By the time Ashish Thusoo left Facebook in 2011, the company had grown to around 4,000 people, many of whom needed to access the roughly 150 petabytes of data—quite a hike from the 15 petabytes his team was trying to wrench from data warehouses in 2008.
Watching this evolution in volume (and the accompanying “V’s” in the large scale data equation) got Thusoo and his team at Facebook thinking about accessibility and usability. After all, what good was all of that information when the number of internal gatekeepers was limited and the company had an ever-growing set of use cases and products to build from it? “When that fifteen petabytes or so was in the data warehouses, there were a total of six people who were actually making use of that data. By the time I left, between 20 and 30 percent of the company was hitting the data analytics infrastructure each month,” Thusoo explained to The Next Platform.

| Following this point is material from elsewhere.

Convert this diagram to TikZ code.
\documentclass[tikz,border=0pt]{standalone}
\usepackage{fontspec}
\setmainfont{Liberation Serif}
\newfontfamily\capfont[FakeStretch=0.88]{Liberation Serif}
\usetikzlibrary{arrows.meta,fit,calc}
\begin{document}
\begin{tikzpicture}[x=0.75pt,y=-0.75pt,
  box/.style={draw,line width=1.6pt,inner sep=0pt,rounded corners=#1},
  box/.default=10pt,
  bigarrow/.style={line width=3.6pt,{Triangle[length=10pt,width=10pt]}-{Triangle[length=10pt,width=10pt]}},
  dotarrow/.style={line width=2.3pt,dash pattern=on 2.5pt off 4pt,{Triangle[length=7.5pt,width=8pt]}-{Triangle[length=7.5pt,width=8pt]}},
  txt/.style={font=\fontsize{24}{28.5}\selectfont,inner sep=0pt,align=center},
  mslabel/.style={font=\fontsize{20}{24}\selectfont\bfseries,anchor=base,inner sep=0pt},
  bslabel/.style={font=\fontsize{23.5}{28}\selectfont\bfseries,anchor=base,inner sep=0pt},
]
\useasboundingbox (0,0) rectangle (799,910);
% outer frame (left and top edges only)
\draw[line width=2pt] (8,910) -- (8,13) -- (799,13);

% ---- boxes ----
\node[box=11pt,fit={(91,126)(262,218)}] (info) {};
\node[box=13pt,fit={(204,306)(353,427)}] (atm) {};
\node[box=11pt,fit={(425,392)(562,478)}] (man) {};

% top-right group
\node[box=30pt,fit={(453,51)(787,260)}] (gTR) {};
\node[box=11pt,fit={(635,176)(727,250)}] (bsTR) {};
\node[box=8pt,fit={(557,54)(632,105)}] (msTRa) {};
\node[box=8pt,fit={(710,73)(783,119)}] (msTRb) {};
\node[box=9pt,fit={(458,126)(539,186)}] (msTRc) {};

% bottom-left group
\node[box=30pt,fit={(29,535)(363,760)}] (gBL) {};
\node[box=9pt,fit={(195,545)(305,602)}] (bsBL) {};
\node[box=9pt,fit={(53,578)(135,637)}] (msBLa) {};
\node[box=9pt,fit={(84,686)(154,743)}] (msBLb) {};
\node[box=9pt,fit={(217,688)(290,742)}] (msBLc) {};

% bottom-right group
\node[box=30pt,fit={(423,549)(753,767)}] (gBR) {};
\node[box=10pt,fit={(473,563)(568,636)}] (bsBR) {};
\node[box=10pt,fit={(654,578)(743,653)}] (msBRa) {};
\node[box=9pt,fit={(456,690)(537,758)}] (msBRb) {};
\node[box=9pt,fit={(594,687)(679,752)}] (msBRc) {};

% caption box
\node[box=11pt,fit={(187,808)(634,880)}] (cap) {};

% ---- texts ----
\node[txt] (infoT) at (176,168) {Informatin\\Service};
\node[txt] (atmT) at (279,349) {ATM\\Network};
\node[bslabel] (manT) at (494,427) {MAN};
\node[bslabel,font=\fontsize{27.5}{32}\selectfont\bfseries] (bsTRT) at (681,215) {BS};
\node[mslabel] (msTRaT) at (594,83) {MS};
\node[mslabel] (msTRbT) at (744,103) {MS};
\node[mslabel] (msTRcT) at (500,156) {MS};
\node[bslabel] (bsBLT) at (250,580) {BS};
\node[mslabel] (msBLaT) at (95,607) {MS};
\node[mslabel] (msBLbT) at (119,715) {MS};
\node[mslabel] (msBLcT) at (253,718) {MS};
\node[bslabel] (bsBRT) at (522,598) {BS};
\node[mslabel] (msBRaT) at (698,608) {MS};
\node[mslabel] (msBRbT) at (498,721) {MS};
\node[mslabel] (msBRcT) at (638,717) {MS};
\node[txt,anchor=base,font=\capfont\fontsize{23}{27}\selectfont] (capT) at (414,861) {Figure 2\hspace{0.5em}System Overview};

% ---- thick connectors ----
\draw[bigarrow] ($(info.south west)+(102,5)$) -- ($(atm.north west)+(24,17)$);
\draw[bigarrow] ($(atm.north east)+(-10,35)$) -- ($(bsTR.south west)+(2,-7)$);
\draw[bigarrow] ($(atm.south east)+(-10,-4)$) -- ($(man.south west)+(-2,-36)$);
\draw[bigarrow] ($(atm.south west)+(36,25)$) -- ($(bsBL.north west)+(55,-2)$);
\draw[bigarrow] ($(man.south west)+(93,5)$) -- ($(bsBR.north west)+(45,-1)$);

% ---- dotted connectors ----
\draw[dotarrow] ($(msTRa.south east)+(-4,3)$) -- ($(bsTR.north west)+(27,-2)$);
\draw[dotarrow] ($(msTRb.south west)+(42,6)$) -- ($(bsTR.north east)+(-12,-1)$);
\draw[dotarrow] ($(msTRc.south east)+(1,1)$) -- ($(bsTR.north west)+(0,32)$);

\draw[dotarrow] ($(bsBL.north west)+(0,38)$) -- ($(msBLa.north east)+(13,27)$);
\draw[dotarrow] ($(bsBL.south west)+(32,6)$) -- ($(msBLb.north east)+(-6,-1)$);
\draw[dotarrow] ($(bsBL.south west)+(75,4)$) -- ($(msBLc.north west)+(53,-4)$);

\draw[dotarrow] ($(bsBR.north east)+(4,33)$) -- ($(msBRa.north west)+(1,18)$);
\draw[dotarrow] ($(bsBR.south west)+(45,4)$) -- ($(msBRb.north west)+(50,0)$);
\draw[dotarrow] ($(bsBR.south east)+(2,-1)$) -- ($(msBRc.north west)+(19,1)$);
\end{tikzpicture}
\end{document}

This widespread access and usability problem spurred the creation of Hive, which opened the possibility of using SQL across very large datasets—something many of Facebook’s existing force was already familiar with. The Hive effort spearheaded by Thusoo and a small team inside Facebook grew quickly, and development of Hive continued well after he left with the company in 2011, along with another Facebook data engineer, Joydeep Sen Sarma to found analytics-as-a-service company, Qubole, which to date has gathered $20 million in investment to feed the data needs of companies like Pinterest, which uses Qubole as the management engine for their Hadoop stack.

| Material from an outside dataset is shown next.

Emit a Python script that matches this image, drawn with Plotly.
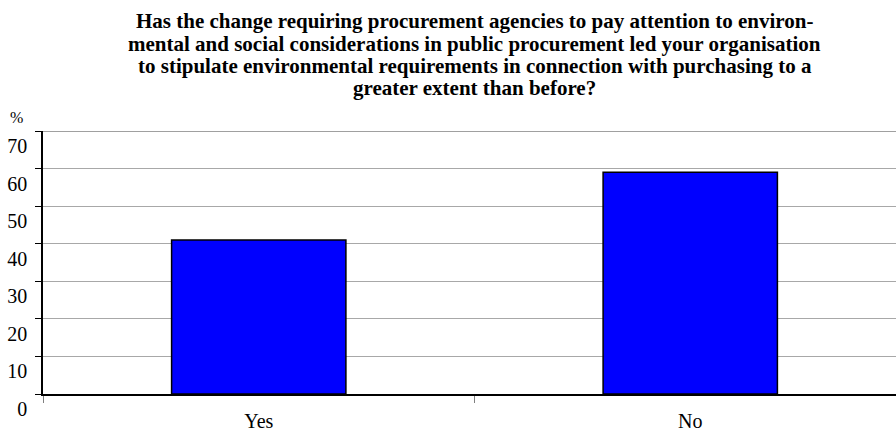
import plotly.graph_objects as go

categories = ["Yes", "No"]
values = [41, 59]
y_ticks = [0, 10, 20, 30, 40, 50, 60, 70]

title_lines = [
    "Has the change requiring procurement agencies to pay attention to environ-",
    "mental and social considerations in public procurement led your organisation",
    "to stipulate environmental requirements in connection with purchasing to a",
    "greater extent than before?",
]

FONT = "Liberation Serif, Times New Roman, serif"

fig = go.Figure()
fig.add_trace(go.Bar(
    x=categories, y=values, width=0.404,
    marker=dict(color="#0000FF", line=dict(color="black", width=1.5)),
    hoverinfo="skip",
))

W, H = 896, 448
L, R, T, B = 43, 0, 131, 54
PW, PH = W - L - R, H - T - B

annotations = []
line_centers = [21, 43.5, 66, 88.5]
for txt, yc in zip(title_lines, line_centers):
    annotations.append(dict(
        text="<b>" + txt + "</b>", xref="paper", yref="paper",
        x=(475 - L) / PW, y=1 + (T - yc) / PH,
        xanchor="center", yanchor="middle", showarrow=False,
        font=dict(family=FONT, size=21, color="black")))
annotations.append(dict(
    text="%", xref="paper", yref="paper",
    x=-(L - 16) / PW, y=1 + (T - 118) / PH,
    xanchor="center", yanchor="middle", showarrow=False,
    font=dict(family=FONT, size=16, color="black")))

fig.update_layout(
    width=W, height=H,
    margin=dict(l=L, r=R, t=T, b=B, pad=0),
    paper_bgcolor="white", plot_bgcolor="white",
    showlegend=False,
    font=dict(family=FONT, color="black", size=20),
    annotations=annotations,
    shapes=[dict(type="line", xref="paper", yref="y", x0=0, x1=1, y0=70, y1=70,
                 line=dict(color="#808080", width=1.5), layer="below")],
)

fig.update_xaxes(
    type="category", range=[-0.5, -0.5 + PW / 431.5],
    tickson="boundaries", ticks="outside", ticklen=7, tickcolor="#808080", tickwidth=1,
    showgrid=False, showline=True, linecolor="black", linewidth=2,
    tickfont=dict(family=FONT, size=20, color="black"),
    ticklabelstandoff=8,
)
fig.update_yaxes(
    range=[0, 70], tickvals=y_ticks, ticktext=[str(v) for v in y_ticks],
    showgrid=True, gridcolor="#a8a8a8", gridwidth=1,
    showline=True, linecolor="black", linewidth=1.5,
    ticks="outside", ticklen=6, tickcolor="black",
    zeroline=False,
    tickfont=dict(family=FONT, size=20, color="black"),
    ticklabelshift=15, ticklabelstandoff=4,
)

fig.write_html("out.html", config={"displayModeBar": False},
               post_script="document.body.style.margin='0px';")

Thusoo says he he had a clear sense of what it meant to deliver large volumes of data to a wider set of users using cloud-based resources and a self-managing approach that extracts some of the deployment and management overhead of deploying MapReduce, Hive, Spark, and other open source frameworks. Before Facebook he worked at Oracle as a technical lead for six years, moving next to Identity Engines where he developed more usable database frameworks. In addition to an emphasis on data warehouses, by the time he got to Facebook, the problem wasn’t just one of user access, there were also hardware challenges.
“When we started most processing at Facebook, we had the standard Teradata and Oracle boxes, although there were some emerging companies like Vertica and Aster Data starting then. The approach for a long time was get more performance outside of single boxes—adding more memory, disks, more powerful CPUs. But by the time I left we went from those big $20,000 machines to $5,000 nodes because we had learned to scale on commodity hardware.”

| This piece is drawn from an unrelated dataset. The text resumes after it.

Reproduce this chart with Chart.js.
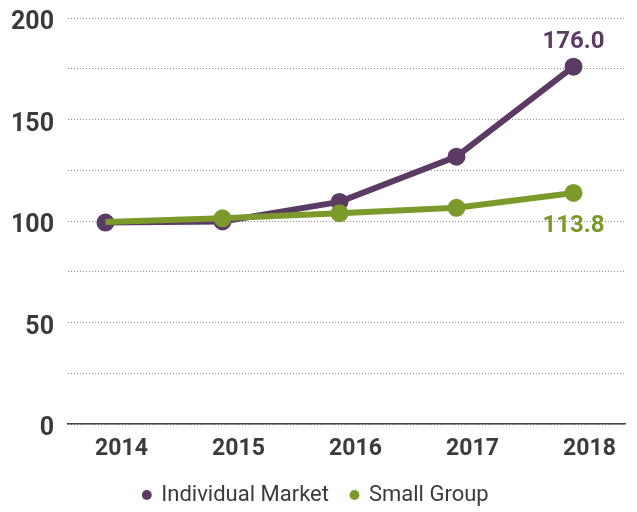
<!DOCTYPE html>
<html lang="en">
<head>
<meta charset="utf-8">
<title>Individual Market vs Small Group</title>
<script src="https://cdn.jsdelivr.net/npm/chart.js@4/dist/chart.umd.min.js"></script>
<style>
  html, body { margin: 0; padding: 0; background: #fff; }
  #wrap { width: 637px; height: 512px; position: relative; }
</style>
</head>
<body>
<div id="wrap"><canvas id="chart"></canvas></div>
<script>
/* ------------------------------------------------------------
   Data
   ------------------------------------------------------------ */
const YEARS = [2014, 2015, 2016, 2017, 2018];
const INDIVIDUAL = [99.2, 99.8, 109.4, 131.7, 176.0];
const SMALL_GROUP = [99.5, 101.3, 103.8, 106.5, 113.8];
const SERIES_NAMES = ["Individual Market", "Small Group"];
const Y_LABELS = [0, 50, 100, 150, 200];

const PURPLE = "#5b3a64";
const GREEN = "#7b9a2b";
const TEXT = "#3b3b3b";
const FONT = "Roboto, sans-serif";

// Label for the last point of each series (offset in px from the point)
const ENDS = [{ dy: -25 }, { dy: 33 }];

const endLabels = {
  id: "endLabels",
  afterDatasetsDraw(chart) {
    const ctx = chart.ctx;
    ctx.save();
    ctx.font = `bold 24px ${FONT}`;
    ctx.textAlign = "center";
    ctx.textBaseline = "middle";
    chart.data.datasets.forEach((ds, i) => {
      const meta = chart.getDatasetMeta(i);
      const pt = meta.data[meta.data.length - 1];
      const v = ds.data[ds.data.length - 1].y;
      ctx.fillStyle = ds.borderColor;
      ctx.fillText(v.toFixed(1), pt.x, pt.y + ENDS[i].dy);
    });
    ctx.restore();
  },
};

const toPoints = (vals) => vals.map((v, i) => ({ x: YEARS[i], y: v }));

new Chart(document.getElementById("chart"), {
  type: "line",
  data: {
    datasets: [
      {
        label: SERIES_NAMES[0],
        data: toPoints(INDIVIDUAL),
        borderColor: PURPLE,
        backgroundColor: PURPLE,
        pointBackgroundColor: PURPLE,
        borderWidth: 6,
        order: 1,
      },
      {
        label: SERIES_NAMES[1],
        data: toPoints(SMALL_GROUP),
        borderColor: GREEN,
        backgroundColor: GREEN,
        pointBackgroundColor: GREEN,
        borderWidth: 6,
        // first point sits under the purple one
        pointRadius: [0, 6, 6, 6, 6],
        order: 0,
      },
    ],
  },
  options: {
    responsive: true,
    maintainAspectRatio: false,
    animation: false,
    events: [],
    layout: { padding: { top: 18, right: 5, bottom: -4, left: 0 } },
    elements: {
      line: { tension: 0 },
      point: { radius: 6, borderWidth: 2, borderColor: "#fff" },
    },
    plugins: {
      tooltip: { enabled: false },
      legend: {
        position: "bottom",
        labels: {
          usePointStyle: true,
          pointStyle: "circle",
          boxHeight: 7,
          boxWidth: 7,
          padding: 22,
          color: TEXT,
          font: { family: FONT, size: 22 },
          sort: (a, b) => a.datasetIndex - b.datasetIndex,
          generateLabels: (chart) =>
            Chart.defaults.plugins.legend.labels.generateLabels(chart).map((it) => {
              it.strokeStyle = it.fillStyle;
              it.lineWidth = 0;
              return it;
            }),
        },
      },
    },
    scales: {
      x: {
        type: "linear",
        min: 2013.68,
        max: 2018.44,
        afterBuildTicks: (s) => { s.ticks = YEARS.map((y) => ({ value: y })); },
        afterFit: (s) => { s.height = 38; },
        grid: { display: false, drawTicks: false },
        border: { display: true, color: "#444", width: 1.5 },
        ticks: {
          padding: 11,
          labelOffset: 16,
          color: TEXT,
          font: { family: FONT, size: 23, weight: "bold" },
          callback: (v) => String(v),
        },
      },
      y: {
        min: 0,
        max: 200,
        afterFit: (s) => { s.width = 68; s.paddingTop = 0; s.paddingBottom = 0; },
        grid: { color: "#8a8a8a", lineWidth: 1, drawTicks: false },
        border: { display: false, dash: [1, 2] },
        ticks: {
          stepSize: 25,
          padding: 14,
          labelOffset: 5,
          color: TEXT,
          font: { family: FONT, size: 25, weight: "bold" },
          callback: (v) => (Y_LABELS.includes(v) ? String(v) : ""),
        },
      },
    },
  },
  plugins: [endLabels],
});
</script>
</body>
</html>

The coupled lessons from moving to a commodity scale out approach and open software that emphasized accessibility and scalability got Thusoo and the early Qubole team thinking about how Amazon, Google, and Microsoft cloud offerings were primed for a new generation of data analytics users at scale. The problem was one of deployment and manageability, something they have worked on since 2011, including building their own middleware software to manage the various policies and jobs based on the MIT-developed StarCluster package. From there, users are able to tap into Qubole’s framework to run Hive, Presto, MapReduce, and Spark jobs on a cloud infrastructure provider of their choice without dealing with the gooey middleware and management.
The value too, Thusoo says, is that they are able to remove some of the cost overhead by using hands-off services like autoscaling and spot pricing, both of which are available in various forms on each of the cloud providers’ platforms. The demand now at Qubole, perhaps not surprisingly, given the founders’ histories, is Hive as a service. But Thusoo says that Spark is gathering use cases as more users seek to run complex machine learning applications in a scalable manner without dealing with the provisioning headaches of setting up their own on-site clusters.
One of their largest users, Pinterest, has total of 3,000 nodes on site but they are also cloud converts that have been using Amazon’s Elastic MapReduce for Hadoop workloads. The problem, however, is that as they scaled past several hundred nodes using EMR, they began hitting some issues. Pinterest looked to Hive to start to address some of those problems, in part because SQL was more familiar to a growing base of internal users but Elastic Map Reduce has a proprietary variant of Hive. According to Qubole, “The company had already built so many applications on top of EMR that it was hard for it to migrate to a new system. Pinterest also didn’t know what it wanted to switch to because some of the nuances of EMR had crept into the actual job logic. In order to experiment with other flavors of Hadoop, Pinterest implemented an executor abstraction and moved all the EMR specific logic into the EMRExecutor. This gave Pinterest the flexibility to experiment with a few flavors of Hadoop and Hadoop service providers, while enabling us to do a gradual migration with minimal downtime.”
“If you think about scale and management, there is really no reason why anyone would want to do this with on-site clusters. It is not a simple thing, and while it might be something users do when they are playing around or testing something, when they roll it out into production, they need the management and scalability capabilities that we can provide across a number of services, not just Hive or Presto or Spark.”
Thusoo agrees with IBM’s assertion that the next big thing to hit the analytics space beyond Hadoop and MapReduce is Spark, and he says that is where they are expecting to see momentum in the cloud-based analytics space in the coming years.